#### Challenge
Copy out the material below in full, but not its images.

#### Data
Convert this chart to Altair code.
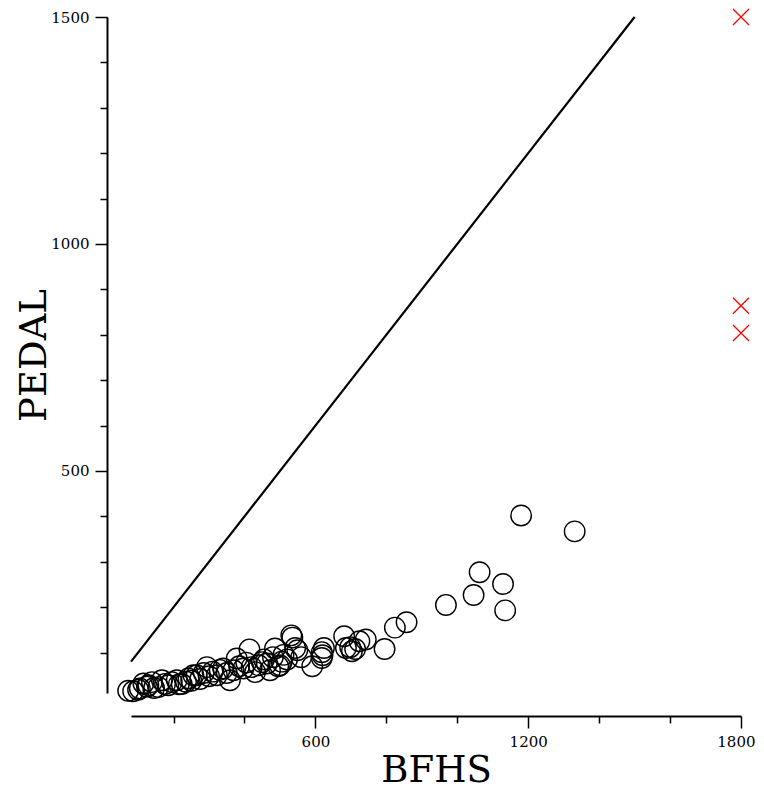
import altair as alt
import pandas as pd

# circles: BFHS (x) vs PEDAL (y)
bfhs = [72, 86, 100, 105, 115, 125, 129, 139, 145, 157, 167, 176, 185, 195, 209, 215,
        223, 235, 242, 250, 256, 265, 275, 285, 294, 300, 310, 322, 330, 340, 350, 359,
        369, 378, 385, 397, 405, 414, 420, 430, 440, 449, 455, 463, 472, 480, 486, 495,
        500, 505, 510, 520, 532, 535, 543, 549, 560, 591, 618, 620, 618, 624, 681, 686,
        698, 703, 712, 724, 742, 795, 824, 857, 968, 1046, 1063, 1129, 1135, 1180, 1331]
pedal = [16, 15, 18, 21, 32, 25, 28, 35, 22, 24, 39, 31, 28, 35, 39, 30,
         31, 36, 43, 38, 50, 50, 42, 55, 68, 48, 58, 50, 62, 65, 55, 39,
         61, 87, 70, 65, 78, 107, 68, 57, 72, 79, 85, 76, 61, 90, 109, 70,
         72, 80, 95, 85, 138, 133, 110, 105, 90, 70, 88, 94, 101, 110, 136, 110,
         112, 103, 108, 125, 129, 108, 155, 167, 205, 227, 277, 251, 193, 402, 367]

# off-scale points drawn at the right edge
out_x = [1800, 1800, 1800]
out_y = [1500, 864, 804]

# identity reference line
line_v = [80, 1500]

x_ticks = list(range(200, 1801, 200))
y_ticks = list(range(100, 1501, 100))

FONT = "DejaVu Serif"

pts = pd.DataFrame({"BFHS": bfhs, "PEDAL": pedal})
outs = pd.DataFrame({"BFHS": out_x, "PEDAL": out_y})
ref = pd.DataFrame({"BFHS": line_v, "PEDAL": line_v})

xscale = alt.Scale(domain=[80, 1800], nice=False, zero=False)
yscale = alt.Scale(domain=[11, 1500], nice=False, zero=False)

xaxis = alt.Axis(
    values=x_ticks, format="d", title="BFHS",
    labelExpr="datum.value % 600 === 0 ? datum.label : ''",
    tickSize={"condition": {"test": "datum.value % 600 === 0", "value": 12}, "value": 7},
    offset=23, grid=False, domainColor="black", domainWidth=2,
    tickColor="black", tickWidth=1.5, labelColor="black",
    labelFlush=True, labelFlushOffset=14,
    labelFont=FONT, labelFontSize=15, labelPadding=6,
    titleFont=FONT, titleFontSize=37, titleFontWeight="normal", titleColor="black",
    titlePadding=3,
)
yaxis = alt.Axis(
    values=y_ticks, format="d", title="PEDAL",
    labelExpr="datum.value % 500 === 0 ? datum.label : ''",
    tickSize={"condition": {"test": "datum.value % 500 === 0", "value": 12}, "value": 7},
    offset=24, grid=False, domainColor="black", domainWidth=2,
    tickColor="black", tickWidth=1.5, labelColor="black", labelFlush=False,
    labelFont=FONT, labelFontSize=15, labelPadding=6,
    titleFont=FONT, titleFontSize=37, titleFontWeight="normal", titleColor="black",
    titlePadding=-3,
)

base_x = alt.X("BFHS:Q", scale=xscale, axis=xaxis)
base_y = alt.Y("PEDAL:Q", scale=yscale, axis=yaxis)

line = alt.Chart(ref).mark_line(color="black", strokeWidth=2.2, clip=False).encode(
    x=base_x, y=base_y
)
circles = alt.Chart(pts).mark_point(
    shape="circle", filled=False, size=420, color="black", strokeWidth=1.4,
    opacity=1, clip=False
).encode(x=base_x, y=base_y)
crosses = alt.Chart(outs).mark_point(
    shape="M-1,-1L1,1M1,-1L-1,1", filled=False, size=256, color="red",
    strokeWidth=1.3, opacity=1, clip=False
).encode(x=base_x, y=base_y)

chart = alt.layer(line, circles, crosses).properties(
    width=610, height=676,
    autosize=alt.AutoSizeParams(type="none"),
    padding={"left": 123, "top": 9, "right": 15, "bottom": 100},
    background="white",
).configure_view(stroke=None)

chart.save("out.html", embed_options={"renderer": "svg", "actions": False})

#### Exercise output
Convert this chart to Altair code.
import altair as alt
import pandas as pd

# circles: BFHS (x) vs PEDAL (y)
bfhs = [72, 86, 100, 105, 115, 125, 129, 139, 145, 157, 167, 176, 185, 195, 209, 215,
        223, 235, 242, 250, 256, 265, 275, 285, 294, 300, 310, 322, 330, 340, 350, 359,
        369, 378, 385, 397, 405, 414, 420, 430, 440, 449, 455, 463, 472, 480, 486, 495,
        500, 505, 510, 520, 532, 535, 543, 549, 560, 591, 618, 620, 618, 624, 681, 686,
        698, 703, 712, 724, 742, 795, 824, 857, 968, 1046, 1063, 1129, 1135, 1180, 1331]
pedal = [16, 15, 18, 21, 32, 25, 28, 35, 22, 24, 39, 31, 28, 35, 39, 30,
         31, 36, 43, 38, 50, 50, 42, 55, 68, 48, 58, 50, 62, 65, 55, 39,
         61, 87, 70, 65, 78, 107, 68, 57, 72, 79, 85, 76, 61, 90, 109, 70,
         72, 80, 95, 85, 138, 133, 110, 105, 90, 70, 88, 94, 101, 110, 136, 110,
         112, 103, 108, 125, 129, 108, 155, 167, 205, 227, 277, 251, 193, 402, 367]

# off-scale points drawn at the right edge
out_x = [1800, 1800, 1800]
out_y = [1500, 864, 804]

# identity reference line
line_v = [80, 1500]

x_ticks = list(range(200, 1801, 200))
y_ticks = list(range(100, 1501, 100))

FONT = "DejaVu Serif"

pts = pd.DataFrame({"BFHS": bfhs, "PEDAL": pedal})
outs = pd.DataFrame({"BFHS": out_x, "PEDAL": out_y})
ref = pd.DataFrame({"BFHS": line_v, "PEDAL": line_v})

xscale = alt.Scale(domain=[80, 1800], nice=False, zero=False)
yscale = alt.Scale(domain=[11, 1500], nice=False, zero=False)

xaxis = alt.Axis(
    values=x_ticks, format="d", title="BFHS",
    labelExpr="datum.value % 600 === 0 ? datum.label : ''",
    tickSize={"condition": {"test": "datum.value % 600 === 0", "value": 12}, "value": 7},
    offset=23, grid=False, domainColor="black", domainWidth=2,
    tickColor="black", tickWidth=1.5, labelColor="black",
    labelFlush=True, labelFlushOffset=14,
    labelFont=FONT, labelFontSize=15, labelPadding=6,
    titleFont=FONT, titleFontSize=37, titleFontWeight="normal", titleColor="black",
    titlePadding=3,
)
yaxis = alt.Axis(
    values=y_ticks, format="d", title="PEDAL",
    labelExpr="datum.value % 500 === 0 ? datum.label : ''",
    tickSize={"condition": {"test": "datum.value % 500 === 0", "value": 12}, "value": 7},
    offset=24, grid=False, domainColor="black", domainWidth=2,
    tickColor="black", tickWidth=1.5, labelColor="black", labelFlush=False,
    labelFont=FONT, labelFontSize=15, labelPadding=6,
    titleFont=FONT, titleFontSize=37, titleFontWeight="normal", titleColor="black",
    titlePadding=-3,
)

base_x = alt.X("BFHS:Q", scale=xscale, axis=xaxis)
base_y = alt.Y("PEDAL:Q", scale=yscale, axis=yaxis)

line = alt.Chart(ref).mark_line(color="black", strokeWidth=2.2, clip=False).encode(
    x=base_x, y=base_y
)
circles = alt.Chart(pts).mark_point(
    shape="circle", filled=False, size=420, color="black", strokeWidth=1.4,
    opacity=1, clip=False
).encode(x=base_x, y=base_y)
crosses = alt.Chart(outs).mark_point(
    shape="M-1,-1L1,1M1,-1L-1,1", filled=False, size=256, color="red",
    strokeWidth=1.3, opacity=1, clip=False
).encode(x=base_x, y=base_y)

chart = alt.layer(line, circles, crosses).properties(
    width=610, height=676,
    autosize=alt.AutoSizeParams(type="none"),
    padding={"left": 123, "top": 9, "right": 15, "bottom": 100},
    background="white",
).configure_view(stroke=None)

chart.save("out.html", embed_options={"renderer": "svg", "actions": False})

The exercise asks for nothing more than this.